TRECHOS EXTRAÍDOS NA LEITURA DO LIVRO
“A dor do parto é também de quem nasce. Todo parto decreta um pesaroso abandono. Nascer é afastar-se - em lágrimas - do paraíso, é condenar-se à liberdade”.
“Felicidade era quase uma mentira e, para alcançá-la, só depois de pisar muitas pedras”.
“É preciso muito bem esquecer para experimentar a alegria de novamente lembrar-se. Tantos pedaços de nós dormem num canto da memória, que a memória chega a esquecer-se deles”.
“A palavra - basta uma só palavra - é flecha para sangrar o abstrato morto. Há, contudo, dores que a palavra não esgota aos dizê-las”.
“Impossível para uma criança viver a lucidez da ferida que se abre ao nascer, e não há bálsamo capaz de cicatrizá-la vida agora. Nascer é abrir-se em feridas”.
“Passarinho não canta, passarinho lastima. Diante da demasiada liberdade seu canto vira pranto. Liberdade, quando abusiva, mais amedronta. Ter um céu inteiro por caminho espanta até as asas. Todo pássaro faz um desnorteio ao voar. O medo interrompe a liberdade, mesmo no coração dos pássaros”.
“Colher rosa, uma tarefa perigosa e não valia a pena, ou valia tantas penas. Na rosa, a vida é breve, e, nas feridas, a vida é longa. Melhor deixá-la murchar em seu ramo e apreciá-la à distância. Continuamente, eu sofria pelo medo de sofrer”.
“Mentir a si mesmo é uma fórmula para aliviar-se. E não há contra-prejuízo ao enganar-se. O pecado sobrevive dentro do pecado. Cada mentira é mais outra fantasia”.
“Suspeitar é negar-se à certeza”.
“Exige-se longo tempo e paciência para enterrar-se uma ausência. Aquele que se foi ocupa todos os vazios. Como água, também a ausência não permite o vácuo. Ela se instala mesmo entre as pausas das palavras. Na morte, a ausência ganha mais presença. É substantivo e concreto tudo aquilo que permanece. Daí, os mortos passearem entre nós. Jamais imaginei seu espírito transfigurado em fruto”.

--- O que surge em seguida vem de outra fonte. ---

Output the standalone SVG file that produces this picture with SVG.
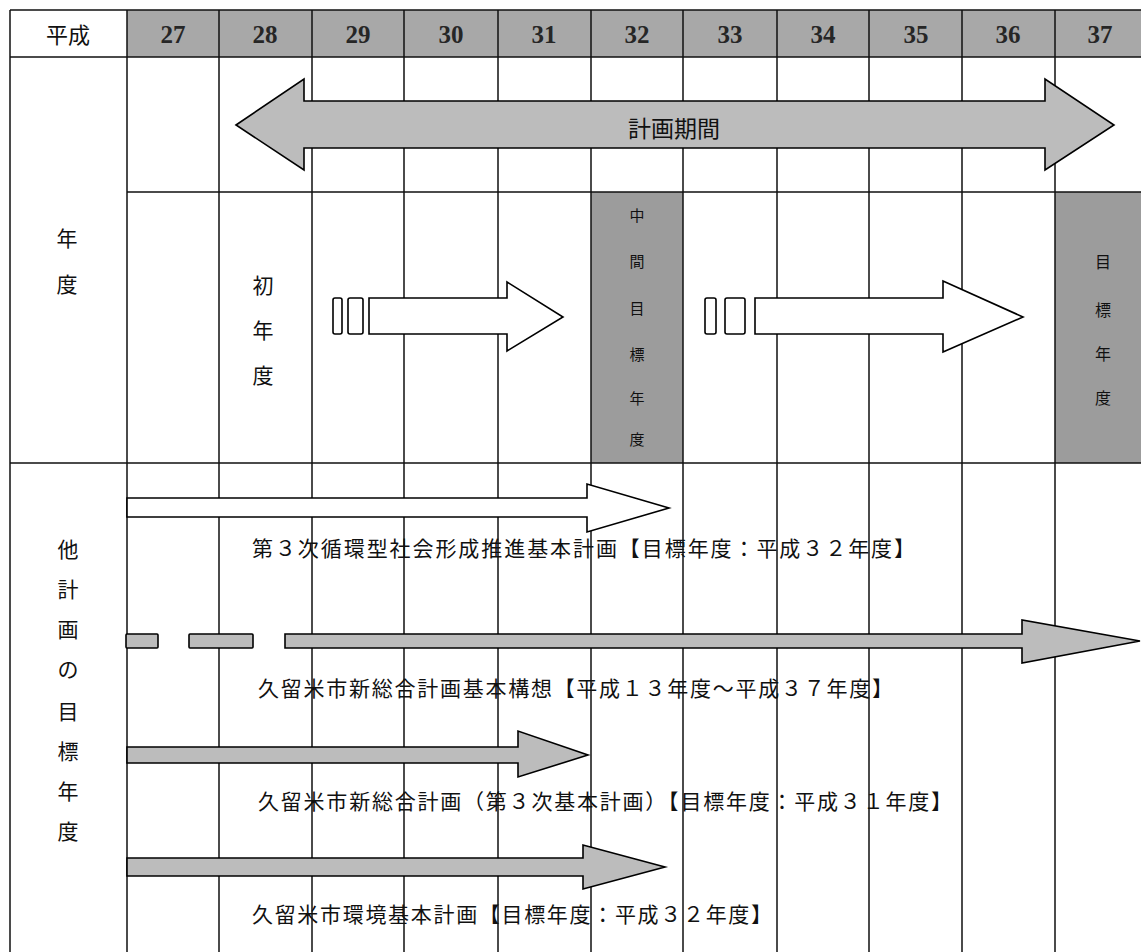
<svg xmlns="http://www.w3.org/2000/svg" width="1141" height="952" viewBox="0 0 1141 952">
<style>
.grid{stroke:#111;stroke-width:1.5;fill:none}
.hdr{fill:#a8a8a8}
.cellg{fill:#9c9c9c}
.jp{font-family:"Noto Sans CJK JP","Noto Sans",sans-serif;fill:#111}
.num{font-family:"Liberation Serif",serif;font-weight:bold;font-size:25px;fill:#262626;text-anchor:middle;dominant-baseline:central}
.lbl{font-size:21px;dominant-baseline:central}
.vt{text-anchor:middle;dominant-baseline:central}
.wa{fill:#fff;stroke:#000;stroke-width:1.6;stroke-linejoin:miter}
.ga{fill:#bcbcbc;stroke:#000;stroke-width:1.6;stroke-linejoin:miter}
</style>
<rect width="1141" height="952" fill="#fff"/>
<g id="header">
<rect class="hdr" x="127" y="10" width="1014" height="47"/>
<text class="jp" x="68" y="33" font-size="22" text-anchor="middle" dominant-baseline="central">平成</text>
<text class="num" x="173" y="34">27</text>
<text class="num" x="265" y="34">28</text>
<text class="num" x="358" y="34">29</text>
<text class="num" x="451" y="34">30</text>
<text class="num" x="544" y="34">31</text>
<text class="num" x="637" y="34">32</text>
<text class="num" x="730" y="34">33</text>
<text class="num" x="823" y="34">34</text>
<text class="num" x="916" y="34">35</text>
<text class="num" x="1008" y="34">36</text>
<text class="num" x="1100" y="34">37</text>
</g>
<g id="target-cells">
<rect class="cellg" x="591" y="192" width="92" height="271"/>
<rect class="cellg" x="1055" y="192" width="86" height="271"/>
</g>
<g id="grid">
<path class="grid" d="M10 10H1141M10 57H1141M127 192H1141M10 463H1141M10 10V952M127 10V952M219 10V952M312 10V952M404 10V952M498 10V952M591 10V952M683 10V952M777 10V952M869 10V952M962 10V952M1055 10V952"/>
</g>
<g id="label-nendo">
<text class="jp vt" x="67" y="237" font-size="21">年</text>
<text class="jp vt" x="67" y="283" font-size="21">度</text>
</g>
<g id="label-shonendo">
<text class="jp vt" x="263" y="284" font-size="21">初</text>
<text class="jp vt" x="263" y="329" font-size="21">年</text>
<text class="jp vt" x="263" y="374" font-size="21">度</text>
</g>
<g id="label-chukan">
<text class="jp vt" x="637" y="214" font-size="15">中</text>
<text class="jp vt" x="637" y="260" font-size="15">間</text>
<text class="jp vt" x="637" y="307" font-size="15">目</text>
<text class="jp vt" x="637" y="353" font-size="15">標</text>
<text class="jp vt" x="637" y="397" font-size="15">年</text>
<text class="jp vt" x="637" y="438" font-size="15">度</text>
</g>
<g id="label-mokuhyo">
<text class="jp vt" x="1103" y="261" font-size="16">目</text>
<text class="jp vt" x="1103" y="309" font-size="16">標</text>
<text class="jp vt" x="1103" y="353" font-size="16">年</text>
<text class="jp vt" x="1103" y="397" font-size="16">度</text>
</g>
<g id="label-takeikaku">
<text class="jp vt" x="68" y="548" font-size="21">他</text>
<text class="jp vt" x="68" y="588" font-size="21">計</text>
<text class="jp vt" x="68" y="628" font-size="21">画</text>
<text class="jp vt" x="68" y="668" font-size="21">の</text>
<text class="jp vt" x="68" y="710" font-size="21">目</text>
<text class="jp vt" x="68" y="750" font-size="21">標</text>
<text class="jp vt" x="68" y="790" font-size="21">年</text>
<text class="jp vt" x="68" y="830" font-size="21">度</text>
</g>
<g id="connectors">
<polygon class="ga" points="236,125 304,79 304,101 1045,101 1045,79 1114,125 1045,170 1045,148 304,148 304,170"/>
<rect class="wa" x="333" y="298" width="9" height="36" rx="2"/>
<rect class="wa" x="348" y="298" width="15" height="36" rx="2"/>
<polygon class="wa" points="369,298 507,298 507,282 563,317 507,351 507,334 369,334"/>
<rect class="wa" x="705" y="298" width="11" height="36" rx="2"/>
<rect class="wa" x="725" y="298" width="20" height="36" rx="2"/>
<polygon class="wa" points="755,298 943,298 943,281 1023,317 943,352 943,334 755,334"/>
<polygon class="wa" points="127,498 587,498 587,484 669,508 587,532 587,517 127,517"/>
<rect class="ga" x="126" y="634" width="32" height="14" rx="1"/>
<rect class="ga" x="189" y="634" width="64" height="14" rx="1"/>
<polygon class="ga" points="285,634 1022,634 1022,620 1140,641 1022,663 1022,648 285,648"/>
<polygon class="ga" points="127,747 518,747 518,731 588,755 518,777 518,763 127,763"/>
<polygon class="ga" points="127,858 583,858 583,845 665,867 583,889 583,876 127,876"/>
</g>
<g id="label-keikakukikan">
<text class="jp" x="674" y="127" font-size="23" text-anchor="middle" dominant-baseline="central">計画期間</text>
</g>
<g id="plan-labels">
<text class="jp lbl" x="252" y="547" textLength="663" lengthAdjust="spacing">第３次循環型社会形成推進基本計画【目標年度：平成３２年度】</text>
<text class="jp lbl" x="258" y="687" textLength="635" lengthAdjust="spacing">久留米市新総合計画基本構想【平成１３年度～平成３７年度】</text>
<text class="jp lbl" x="258" y="800" textLength="694" lengthAdjust="spacing">久留米市新総合計画（第３次基本計画）【目標年度：平成３１年度】</text>
<text class="jp lbl" x="252" y="913" textLength="520" lengthAdjust="spacing">久留米市環境基本計画【目標年度：平成３２年度】</text>
</g>
</svg>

“Sempre suspeitei o nascer como entrar num trem andando. Só que, o mundo, eu não sabia de onde vinha nem para onde ia. E, no meu vagão, não escolhi os companheiros para a viagem. (...) Até hoje o mundo ainda não atracou. Vou sem escolher o destino. O trem estancava na minha cidade, trocava de carga e reabastecia-se. O mundo só permite uma baldeação definitiva”.
“Coração do outro é uma terra que ninguém pisa”.

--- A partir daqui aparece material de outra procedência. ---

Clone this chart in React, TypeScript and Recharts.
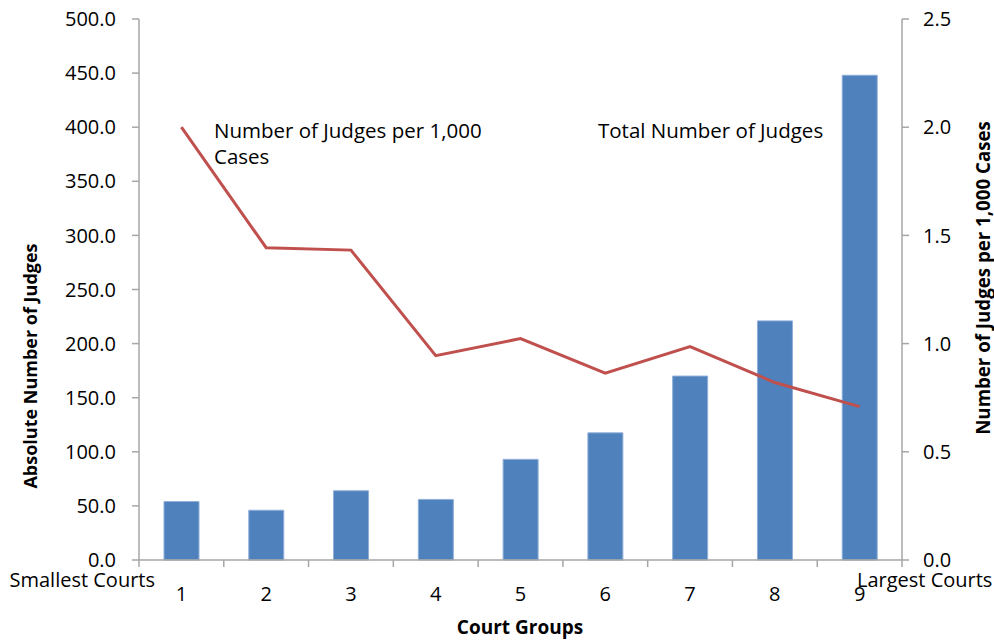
import { ComposedChart, Bar, Line, XAxis, YAxis } from "recharts";

// court groups 1 (smallest) .. 9 (largest)
const groups = [1, 2, 3, 4, 5, 6, 7, 8, 9];
const totalJudges = [54, 46, 64, 56, 93, 117.5, 170, 221, 448];
const judgesPer1000 = [2.0, 1.443, 1.432, 0.944, 1.023, 0.863, 0.986, 0.82, 0.709];
const leftTicks = [0, 50, 100, 150, 200, 250, 300, 350, 400, 450, 500];
const rightTicks = [0, 0.5, 1.0, 1.5, 2.0, 2.5];

const data = groups.map((g, i) => ({
  group: g,
  total: totalJudges[i],
  perThousand: judgesPer1000[i],
}));

// x ticks: boundaries between groups get a tick mark, group centres get a label
const xTicks = [...groups.map((g) => g - 0.5), ...groups, groups[groups.length - 1] + 0.5].sort((a, b) => a - b);

const AXIS = "#A6A6A6";
const FONT = "'Open Sans', sans-serif";
const tickText = { fill: "#000", fontSize: 20, fontFamily: FONT };

function XTick(props: any) {
  const { x, y, payload } = props;
  const v = payload.value as number;
  if (Number.isInteger(v)) {
    return (
      <text x={x} y={y + 41} textAnchor="middle" {...tickText}>{v}</text>
    );
  }
  return <line x1={x} x2={x} y1={y} y2={y + 7} stroke={AXIS} strokeWidth={1.5} />;
}

export default function App() {
  return (
    <div style={{ position: "absolute", left: 0, top: 0, background: "#fff" }}>
      <ComposedChart width={994} height={640} data={data}
        margin={{ top: 19, right: 0, bottom: 0, left: 0 }}>
        <XAxis dataKey="group" type="number" domain={[0.5, 9.5]} ticks={xTicks}
          allowDataOverflow interval={0} height={80}
          axisLine={{ stroke: AXIS, strokeWidth: 1.5 }} tickLine={false}
          tickSize={0} tickMargin={0} tick={<XTick />} />
        <YAxis yAxisId="left" domain={[0, 500]} ticks={leftTicks} width={139}
          tickFormatter={(v: number) => v.toFixed(1)} tick={tickText}
          axisLine={{ stroke: AXIS, strokeWidth: 1.5 }}
          tickLine={{ stroke: AXIS, strokeWidth: 1.5 }} tickSize={7} tickMargin={16} />
        <YAxis yAxisId="right" orientation="right" domain={[0, 2.5]} ticks={rightTicks} width={92}
          tickFormatter={(v: number) => v.toFixed(1)} tick={tickText}
          axisLine={{ stroke: AXIS, strokeWidth: 1.5 }}
          tickLine={{ stroke: AXIS, strokeWidth: 1.5 }} tickSize={7} tickMargin={14} />
        <Bar yAxisId="left" dataKey="total" fill="#4F81BD" stroke="#8FAFD8" strokeWidth={1}
          barSize={35} isAnimationActive={false} />
        <Line yAxisId="right" dataKey="perThousand" type="linear" stroke="#C0504D"
          strokeWidth={3} dot={false} activeDot={false} isAnimationActive={false} />

        <text x={214} y={138} fontSize={20.5} fontFamily={FONT} fill="#000">Number of Judges per 1,000</text>
        <text x={214} y={164} fontSize={20.5} fontFamily={FONT} fill="#000">Cases</text>
        <text x={598} y={138} fontSize={20.5} fontFamily={FONT} fill="#000">Total Number of Judges</text>

        <text x={155} y={587} textAnchor="end" fontSize={20} fontFamily={FONT} fill="#000">Smallest Courts</text>
        <text x={857} y={587} fontSize={20} fontFamily={FONT} fill="#000">Largest Courts</text>

        <text x={520} y={634} textAnchor="middle" fontSize={19} fontWeight={700} fontFamily={FONT} fill="#000">Court Groups</text>
        <text x={30} y={366} transform="rotate(-90 30 366)" textAnchor="middle" dominantBaseline="central"
          fontSize={18} fontWeight={700} fontFamily={FONT} fill="#000">Absolute Number of Judges</text>
        <text x={982} y={278} transform="rotate(-90 982 278)" textAnchor="middle" dominantBaseline="central"
          fontSize={18.7} fontWeight={700} fontFamily={FONT} fill="#000">Number of Judges per 1,000 Cases</text>
      </ComposedChart>
    </div>
  );
}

“Saudade é sentimento que a gente cultiva com o regador para preservar o cheiro de terra encharcada. É bom deixá-la florescer, vê-la brotar como cachos de tomate”.
“Sempre pensei o ‘sempre’ como um tempo muito longe. O sempre começava no nascimento e acabava, para cada um, numa hora que fugia do relógio. Viajar para o sempre não demanda bilhete de partida. Quando se assusta, somos expulsos para o sempre, mesmo sem passagem. Eu sabia que viver um dia é ter menos um dia”.
“Havia as tardes, com essências inodoras de crepúsculos. Neste instante de incertezas - entre cores - a vida com suas dúvidas se torna por demais demorada. (Viver fica entre parênteses). A paciência aconchega a alma e adormece a dor. A beleza gratuita das tardes arranha até os olhos e toda ausência mais dói, e mesmo o silêncio é insuficiente para suportar esse meio-termo”.
“Diviso o mundo vivido do mundo sonhado, com a nitidez da loucura. Meu real é mais absurdo que minha fantasia. O presente é a soma de nostalgias, agora irremediáveis. A memória suporta o passado por reinventá-lo incansavelmente”.
“Ao transbordar a vida se faz lágrima e rola salgando o passado morto, mudo, que dorme no canto da boca. Não há condimento capaz de temperar o futuro. Só se salga a carne morta. O depois não tem pressa e chega seu tempo, seco e frio. O pranto acontecia pela intensidade dos porquês. Não há merecimento ao sofrer por falta de explicações. A vida nos espia para creditar mais culpas”.
“Viver exigia legendar o mundo. Cabia-me o trabalho exaustivo de atribuir sentidos a tudo. Dar sentido é tomar posso dos predicados. Trabalho interessante, este de nomear as coisas. Chamar pelo nome o visível e o invisível é respirar consciência. Dar nome ao real que mora escondido na fantasia é clarear o obscuro. Ainda criança eu carregava o peso da terra, sem estar no bem fundo”.
“O amor peregrinou em meu corpo vida adentro. Se tudo era nada, a lembrança acordava mais. O amor se fez sempre o rosto do meu depois. A saudade, ao me afrontar, mais eu desfazia dos amanhãs. E, se a carne reclamava, eu salgava sua dor com os sonhos da memória”.
“A culpa é relativa ao tamanho da memória. Esquecer é desexistir, é não ter havido”.